Having finished most of the theme's design I've been busy slicing and coding the theme. Currently every layout type except triple equal column is finished, so what mainly rests is writing CSS for all the Drupal elements.
Earlier this week I've been trying to make my theme use color.module. Unfortunately this didn't seem to work out as expected. If I understand the features of color.module correctly it allows you to define these "color regions": base, top, bottom, link and text. Top and bottom only seem to work with gradients and link and text for text, so I'm stuck with using base, which isn't sufficient.
So currently I feel that color.module should have the possibility to add "custom color regions" so a theme designer can choose which color regions the user can edit.
Because of these limitations I decided not to support color.module. I did however make a .psd file containing slices with every image that is being used in the layout. This .psd could be used in the future for color.module support because the slices have the coordinates of each image. Because everything is layered it's possible to grayscale them and make them transparent so the image can work with color.module's blending.
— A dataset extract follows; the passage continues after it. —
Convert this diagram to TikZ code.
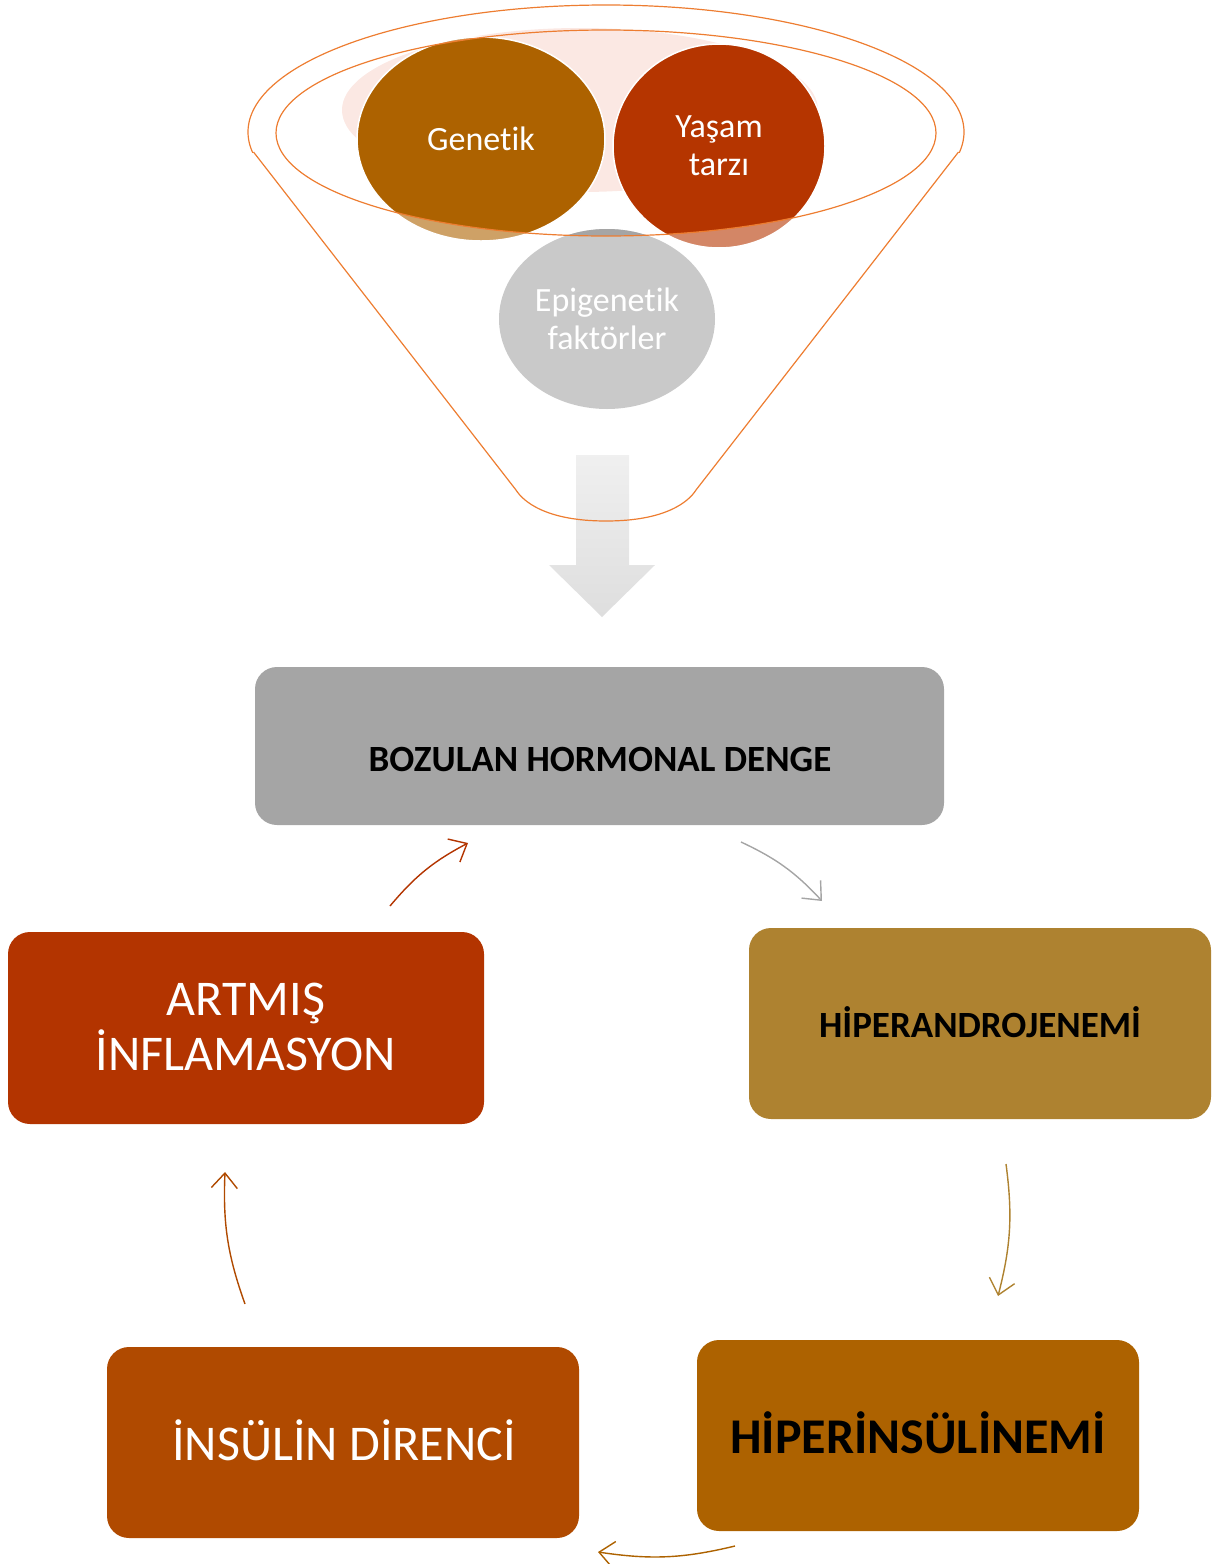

I've also been working out a system to allow multiple layouts based on which regions contain data. My approach is very similar to themes like Garland or Zen: in template.php a template variable is added containing a class for the html body tag. This class is generated based on which regions have content. For example, if the left and right sidebar have contant the class will be "sidebar-double".
My theme however introduces a third sidebar (secondary right sidebar). Because the secondary right sidebar can only be used together with the right sidebar and not the left sidebar I introduced the concept of "polymorphic regions". This means that regions can act or be displayed differently depending on the context in which they're generated.
Example: The user adds content (blocks) to the secondary right sidebar and left sidebar, the right sidebar is left empty. Instead of rendering an ugly secondary right sidebar that looks totally out of place (without being "attached" to the right sidebar to which it belongs in the original design) the sidebar will be rendered as a normal right sidebar.
Other example: The user adds content to the left, right and secondary right sidebars. Normally this would narrow the content too much, so this is totally impractical. Instead it will render all three sidebars as three equal columns with the content beneath it (= triple column layout).
Once I've finished the triple column layout and added some additional styling to the sidebar blocks I'll commit everything to CVS, hopefully tomorrow night.
Comments
color module support
You can always calculate matching colors based on a base color. That would be what you do if you edit the PSD anyway(?).
I'm not sure I understand
I'm not sure I understand what you mean.
The problem with color.module is that it lets the user choose:
- base color (the light blue in Garland's case)
- header top (top color of Garland's header gradient)
- header bottom (bottom color of the gradient)
- link
- text
My theme is slightly different in that the header does not use a gradient, so header top and bottom are obsolete.
So, without touching color.module itself I can't provide support for additional user color schemes, not unless there's no problem with having two color choices that do nothing (header top/bottom).
So using the transparency method it's indeed possible to support more than only the base color, but the problem is that the header top/bottom colors are obsolete in my case and there's no way to remove these choices from the theme's configuration page. Unless I'm missing something of course :)
module workaround
Well, you can explore building a very simple module to work around these limitations. You can easily alter out the irrelevant parts of the form.